I want to prove the statement: "The ideal $\mathcal m \subset \mathcal R $ is maximal $\iff $ the zero ideal $0 \subset \mathcal R/m$ is maximal, where $\mathcal R$ is a commutative ring with unity", by using the correspondence result: There is a one-to-one order preserving correspondence between the ideals $\mathcal b $ of $\mathcal R$ which contain $\mathcal m $, and the ideals $\bar b $ of $\mathcal R/m:$ $$ \pi: \mathcal R \rightarrow \mathcal R/m, \,\,\,\mathcal R \supset b \mapsto \pi(b)\subset \mathcal R/m.$$
$"\implies ":$ Let $m$ be a maximal ideal, i.e. there is no ideal $b$ satisfying $m \subset b \subset \mathcal R.$ If this is the case, then there is no argument left for the canonical ring homomorphism $\pi.$ I thus considered the situation $m \subset b \subseteq \mathcal R,$ but I dont know if it is correct. Thus I can find at most only one ideal containing $m,$ which is $\mathcal R.$ At the right side, $\mathcal R/m,\,$ $m$ is an ideal of $\mathcal R/m,$ since $\bar c m=(c+m)m=m, \forall \bar c \in \mathcal R/m.$ Actually $m$ is the zero ideal of $\mathcal R/m.$ Are there other ideals in $\mathcal R/m$ ? I know that there must be in total 2: the zero ideal, which is $m$ and $(1)=\mathcal R/m.$ Let $n$ be an ideal of $\mathcal R/m,$ such that $m \in n \in \mathcal R/m.$ An element of $n$ will have the form $\bar c \in \mathcal R/m,$ thus $mn=m.$ Since $n$ is also an ideal, we must also have $mn=n,$ and so $m=n.$ I am somehow not getting the desired ideal $(1)=\mathcal R/m$. But even if I did, it would contradict the correspondence theorem, since I could find at most only one ideal at the left side of the canonical mapping. And I am blocked. I also need to prove the other implication.

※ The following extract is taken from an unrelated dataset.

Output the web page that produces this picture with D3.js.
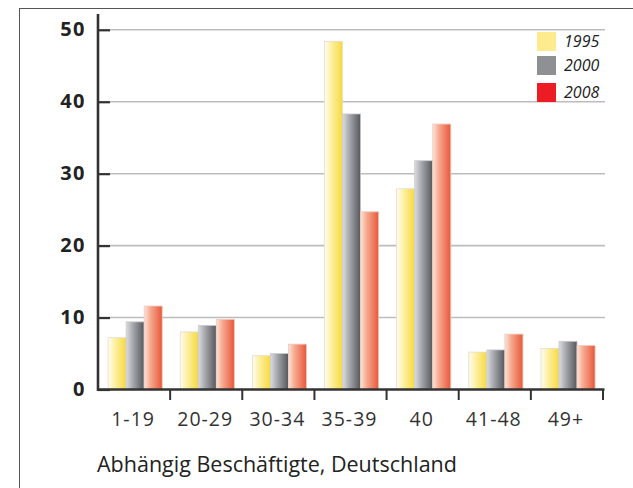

Can somebody help me by pointing out my mistakes and proposing something ? Many thanks.
There is a one-to-one order preserving correspondence between the ideals of $R/m$ and the ideals of $R$ containing $m$.
If $m$ is maximal, there are exactly two ideals of $R$ containing $m$, namely $R$ and $m$. Thus $R/m$ has exactly two ideals and therefore the zero ideal is maximal.
If the zero ideal in $R/m$ is maximal, $R/m$ has exactly two ideals. So there are exactly two ideals of $R$ containing $m$. Since $m$ and $R$ do contain $m$, we conclude that there is no ideal properly between $m$ and $R$, therefore $m$ is maximal.